Syngenta AG investors who were courted by Monsanto Co. Chief Executive Officer Hugh Grant across Europe last week will next shift focus to their company’s earnings report as they weigh the merits of a $45 billion bid by the U.S. rival.
A strong set of numbers would help buttress Syngenta’s dismissal of the deal, which it has called simplistic and doomed to fail with regulators, while a weaker turnout could provide Monsanto with fresh ammunition for its lobbying. Syngenta reports numbers for the first half on July 23, and Monsanto will probably refrain from making another move until after the earnings, said people familiar with the matter, who asked not to be identified as considerations are private.
“Monsanto has been on a big charm offensive, in the U.S., Europe and even places like Rotterdam,” said Patrick Rafaisz, an analyst at Vontobel, who is still reviewing his estimates for the Swiss agrochemical company. “If Syngenta’s results are poor, that would certainly underpin Monsanto’s case.”
A Syngenta spokesman declined to discuss earnings before they are due, while Monsanto’s representatives declined to comment on the next steps.
The overtures of Grant have so far failed to convince his counterpart at Syngenta, Mike Mack, and its board to engage in talks and open books as a prelude to a possible sweetened offer. Mack in May rejected the 449 Swiss franc-a-share offer, saying that the bid is too low as the company is set to benefit from new products and a strong pipeline of innovative crop protection offerings.
Syngenta shares climbed 2.2 percent to 392.8 francs as of 3:33 p.m. in Zurich, in a broad rally of European stocks. Monsanto added 1.3 percent in New York.
Before Monsanto’s approach became public at the end of April, Syngenta had fallen about 5 percent this year, in line with Monsanto’s performance. Still, the U.S. company has given investors more steady annual returns, gaining in each of the last four years, while Syngenta has declined both in 2014 and the prior year.
Rafaisz predicts Syngenta’s results will likely suffer from a challenging market, similar to other seeds and crop-chemical makers. With crop chemicals, a dry growing season in Europe has been good for insecticide sales, but bad for fungicides more needed in damper conditions.
Even if Syngenta delivers a strong set of numbers, Monsanto will look to highlight the Swiss company’s under-performance over recent years when the team meets investors in Europe, two people said. With the report not due for another two weeks, Grant may have enough time to return to Europe beforehand to keep the momentum going, another person said.
Grant said this month that he would need more information about Syngenta’s company before making a higher bid. The executive also said he doesn’t regard a hostile offer as a viable option, though he has pointed out that a big enough pool of disgruntled investors could call an extraordinary shareholders’ meeting to try and replace board members.

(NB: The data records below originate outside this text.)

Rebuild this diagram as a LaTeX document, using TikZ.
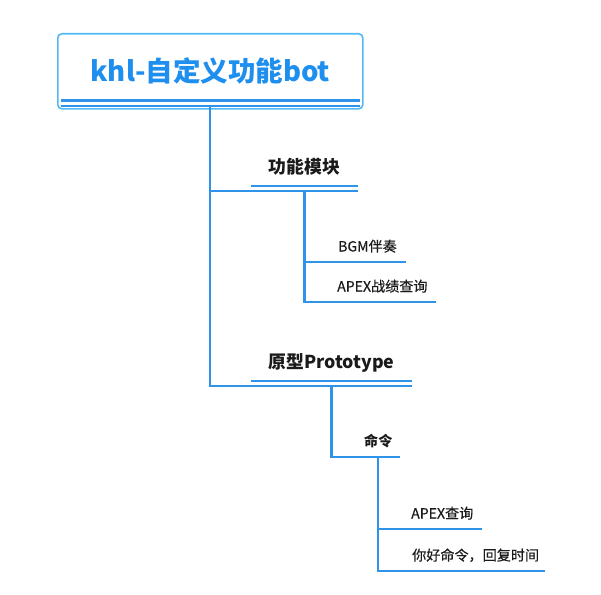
\documentclass[tikz,border=0pt]{standalone}
\usepackage{fontspec}
\setmainfont{Noto Sans CJK SC}
\newfontfamily\medfont{Noto Sans CJK SC}[FakeBold=0.35]
\definecolor{linec}{HTML}{2F93EA}
\definecolor{titlec}{HTML}{1F8FEF}
\definecolor{boxc}{HTML}{52B9F6}
\definecolor{txtc}{HTML}{1A1A1A}
\tikzset{
  conn/.style={draw=linec, line width=2.3pt, line join=miter},
  rootbox/.style={draw=boxc, line width=1.6pt, rounded corners=4pt, fill=white,
    minimum width=305pt, minimum height=75pt, inner sep=0pt,
    font=\fontsize{27.5}{31}\selectfont\bfseries, text=titlec},
  headnode/.style={inner sep=0pt, anchor=south, text height=14pt, text depth=12.3pt,
    font=\fontsize{17.8}{20}\selectfont\bfseries, text=txtc},
  leafnode/.style={inner sep=0pt, anchor=south west, align=left, text height=12pt, text depth=10.3pt,
    font=\fontsize{14.1}{16}\medfont, text=txtc},
  leafbold/.style={leafnode, font=\fontsize{14.1}{16}\selectfont\bfseries}
}
\begin{document}
\begin{tikzpicture}[x=1pt,y=-1pt]
\useasboundingbox (0,0) rectangle (601,594);
\node[rootbox, anchor=north west] (root) at (57,33) {khl-自定义功能bot};
\draw[linec, line width=2.3pt] ([xshift=4pt,yshift=9pt]root.south west) -- ([xshift=-4pt,yshift=9pt]root.south east);
\draw[linec, line width=2pt] ([xshift=4pt,yshift=3.6pt]root.south west) -- ([xshift=-4pt,yshift=3.6pt]root.south east);

\node[headnode, minimum width=107pt] (m1) at (304.5,186) {功能模块};
\node[headnode, minimum width=161pt] (m2) at (331.5,381) {原型Prototype};

\node[leafnode, text width=68pt] (b1) at (338,262) {BGM伴奏};
\node[leafnode, text width=99pt] (b2) at (337,302) {APEX战绩查询};

\node[leafbold, text width=36pt] (c1) at (364,457) {命令};
\node[leafnode, text width=71pt] (d1) at (411,529) {APEX查询};
\node[leafnode, text width=133pt] (d2) at (412,571) {你好命令，回复时间};

% connectors
\draw[conn] ([yshift=3.6pt]root.south) |- ([yshift=-5.3pt]m1.south east);
\draw[conn] ([yshift=3.6pt]root.south) |- ([yshift=-5pt]m2.south east);
\draw[conn] (m1.south west) -- (m1.south east);
\draw[conn] (m2.south west) -- (m2.south east);
\draw[conn] ([yshift=-5.3pt]m1.south) |- (b1.south east);
\draw[conn] ([yshift=-5.3pt]m1.south) |- (b2.south east);
\draw[conn] ([yshift=-5pt]m2.south) |- (c1.south east);
\draw[conn] ([xshift=14pt]c1.south west) |- (d1.south east);
\draw[conn] ([xshift=14pt]c1.south west) |- (d2.south east);
\end{tikzpicture}
\end{document}
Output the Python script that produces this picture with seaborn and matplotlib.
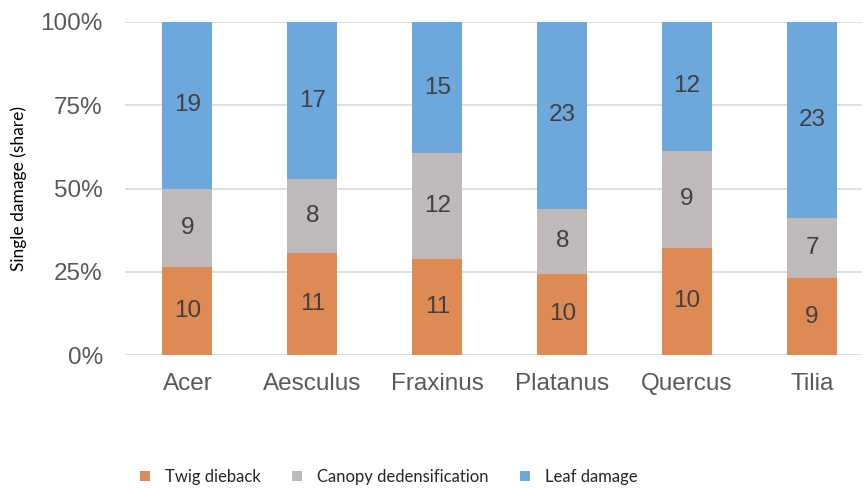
import numpy as np
import pandas as pd
import matplotlib
matplotlib.use("Agg")
import matplotlib.pyplot as plt
import seaborn as sns
from matplotlib.patches import Patch

species = ["Acer", "Aesculus", "Fraxinus", "Platanus", "Quercus", "Tilia"]
twig = [10, 11, 11, 10, 10, 9]
canopy = [9, 8, 12, 8, 9, 7]
leaf = [19, 17, 15, 23, 12, 23]
series_names = ["Twig dieback", "Canopy dedensification", "Leaf damage"]
colors = ["#DE8A55", "#BFB9B9", "#6DA8DC"]

sns.set_theme(style="white")
plt.rcParams['font.family'] = ['Liberation Sans', 'DejaVu Sans']

tot = np.array(twig) + np.array(canopy) + np.array(leaf)
s_twig = np.array(twig) / tot
s_can = np.array(canopy) / tot
s_leaf = np.array(leaf) / tot
cum1 = s_twig
cum2 = s_twig + s_can
cum3 = cum2 + s_leaf

df = pd.DataFrame({"species": species, "c1": cum1, "c2": cum2, "c3": cum3})

fig = plt.figure(figsize=(8.64, 4.88), dpi=100)
ax = fig.add_axes([125 / 864, 1 - 355 / 488, (862 - 125) / 864, (355 - 22) / 488])

for col, c in zip(["c3", "c2", "c1"], colors[::-1]):
    sns.barplot(data=df, x="species", y=col, color=c, width=0.4, ax=ax,
                saturation=1, edgecolor="none", linewidth=0, zorder=2)

for i in range(len(species)):
    for val, lo, hi in [(twig[i], 0, cum1[i]), (canopy[i], cum1[i], cum2[i]), (leaf[i], cum2[i], cum3[i])]:
        ax.text(i, (lo + hi) / 2, str(val), ha="center", va="center",
                fontsize=17.5, color="#404040", zorder=3)

ax.set_xlim(-0.5, 5.4)
ax.set_ylim(0, 1)
ax.set_yticks([0, 0.25, 0.5, 0.75, 1.0])
ax.set_yticklabels(["0%", "25%", "50%", "75%", "100%"])
ax.yaxis.grid(True, color="#D9D9D9", linewidth=1.2, zorder=0)
ax.set_axisbelow(True)
for s in ax.spines.values():
    s.set_visible(False)
ax.tick_params(axis="both", length=0, labelsize=17.5, labelcolor="#595959")
ax.tick_params(axis="y", pad=16)
ax.tick_params(axis="x", pad=13)
ax.set_xlabel("")
ax.set_ylabel("Single damage (share)", fontsize=12.5, family=["Lato", "DejaVu Sans"],
              color="#000000", labelpad=10)

handles = [Patch(facecolor=c, edgecolor="none") for c in colors]
fig.legend(handles, series_names, loc="center", bbox_to_anchor=(389 / 864, 1 - 477 / 488),
           ncol=3, frameon=False, prop={"family": ["Lato", "DejaVu Sans"], "size": 12},
           handlelength=0.6, handleheight=0.6, columnspacing=1.9, handletextpad=0.9)

fig.savefig("out.png", dpi=100)
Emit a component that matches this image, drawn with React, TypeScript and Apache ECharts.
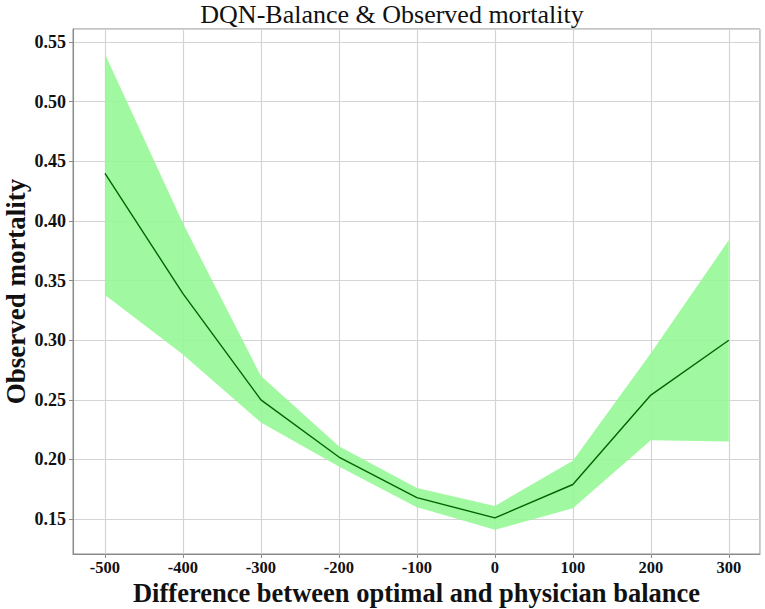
import React, { useEffect, useRef } from "react";
import * as echarts from "echarts";

const xValues = [-500, -400, -300, -200, -100, 0, 100, 200, 300];
const meanValues = [0.44, 0.339, 0.25, 0.202, 0.168, 0.151, 0.179, 0.254, 0.3];
const upperValues = [0.54, 0.398, 0.27, 0.211, 0.176, 0.161, 0.199, 0.289, 0.384];
const lowerValues = [0.338, 0.288, 0.231, 0.194, 0.16, 0.141, 0.159, 0.216, 0.215];

const titleText = "DQN-Balance & Observed mortality";
const xName = "Difference between optimal and physician balance";
const yName = "Observed mortality";

const FONT = "'Liberation Serif', 'DejaVu Serif', serif";

export default function App() {
  const ref = useRef<HTMLDivElement>(null);
  useEffect(() => {
    document.body.style.margin = "0";
    if (!ref.current) return;
    const chart = echarts.init(ref.current, null, { renderer: "svg" });
    const gray = "#8a8a8a";
    const option: any = {
      animation: false,
      backgroundColor: "#ffffff",
      graphic: [
        {
          type: "text",
          x: 392,
          y: 14,
          style: {
            text: titleText,
            fontFamily: FONT,
            fontSize: 26,
            fill: "#111",
            textAlign: "center",
            textVerticalAlign: "middle",
          },
        },
      ],
      grid: {
        left: 73,
        right: 5,
        top: 29,
        bottom: 55,
        show: true,
        borderColor: gray,
        borderWidth: 1,
        containLabel: false,
        outerBoundsMode: "none",
      },
      xAxis: {
        type: "value",
        min: -541,
        max: 340,
        splitNumber: 9,
        name: xName,
        nameLocation: "middle",
        nameGap: 29,
        nameMoveOverlap: false,
        nameTextStyle: {
          fontFamily: FONT,
          fontSize: 26.5,
          lineHeight: 20,
          fontWeight: "bold",
          color: "#111",
        },
        axisLine: { show: true, onZero: false, lineStyle: { color: gray, width: 1 } },
        axisTick: { show: true, length: 4, lineStyle: { color: gray } },
        axisLabel: {
          showMinLabel: false,
          showMaxLabel: false,
          margin: 5,
          fontFamily: FONT,
          fontSize: 16.5,
          lineHeight: 16,
          fontWeight: "bold",
          color: "#111",
        },
        splitLine: { show: true, lineStyle: { color: "#d4d4d4", width: 1.2 } },
      },
      yAxis: {
        type: "value",
        min: 0.1207,
        max: 0.561,
        splitNumber: 8,
        name: yName,
        nameLocation: "middle",
        nameRotate: 90,
        nameGap: 44,
        nameMoveOverlap: false,
        nameTextStyle: {
          fontFamily: FONT,
          fontSize: 27,
          fontWeight: "bold",
          color: "#111",
        },
        axisLine: { show: true, onZero: false, lineStyle: { color: gray, width: 1 } },
        axisTick: { show: true, length: 4, lineStyle: { color: gray } },
        axisLabel: {
          showMinLabel: false,
          showMaxLabel: false,
          margin: 7,
          fontFamily: FONT,
          fontSize: 18,
          fontWeight: "bold",
          color: "#111",
          formatter: (v: number) => v.toFixed(2),
        },
        splitLine: { show: true, lineStyle: { color: "#d4d4d4", width: 1.2 } },
      },
      series: [
        {
          type: "custom",
          data: [[xValues[0], meanValues[0]]],
          z: 2,
          silent: true,
          renderItem: (params: any, api: any) => {
            const pts: number[][] = [];
            for (let i = 0; i < xValues.length; i++) {
              pts.push(api.coord([xValues[i], upperValues[i]]));
            }
            for (let i = xValues.length - 1; i >= 0; i--) {
              pts.push(api.coord([xValues[i], lowerValues[i]]));
            }
            return {
              type: "polygon",
              shape: { points: pts },
              style: { fill: "rgba(150,248,150,0.9)", stroke: "none" },
            };
          },
        },
        {
          type: "line",
          data: xValues.map((x, i) => [x, meanValues[i]]),
          symbol: "none",
          z: 3,
          lineStyle: { color: "#006400", width: 1.4 },
        },
      ],
    };
    chart.setOption(option);
    return () => chart.dispose();
  }, []);
  return <div ref={ref} style={{ width: 765, height: 609 }} />;
}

Syngenta Chairman Michel Demare said last month that his company would entertain what it called a “serious offer.” Refusal to open its books complicates Monsanto’s takeover strategy because the lack of due diligence makes it harder to find a buyer for assets that would need to be sold to meet expected antitrust hurdles.
A deal would turn Monsanto, a U.S. maker of genetically modified seeds and weedkillers, into the largest player in both seeds and crop chemicals. Monsanto, which timed its approach with a lull in Syngenta’s share price performance amid currency moves and lower crop prices, has pledged to sell Syngenta’s seed and genetically engineered traits as well as any overlapping chemicals to win regulatory approval.
“While friendly is becoming less likely day after day and hostile is as good as off the table, Monsanto continues to pursue this deal with remarkable passion,” Rafaisz said. “It is probably going to take longer than previously assumed as Monsanto may have to go the ‘‘semi-hostile’’ way.”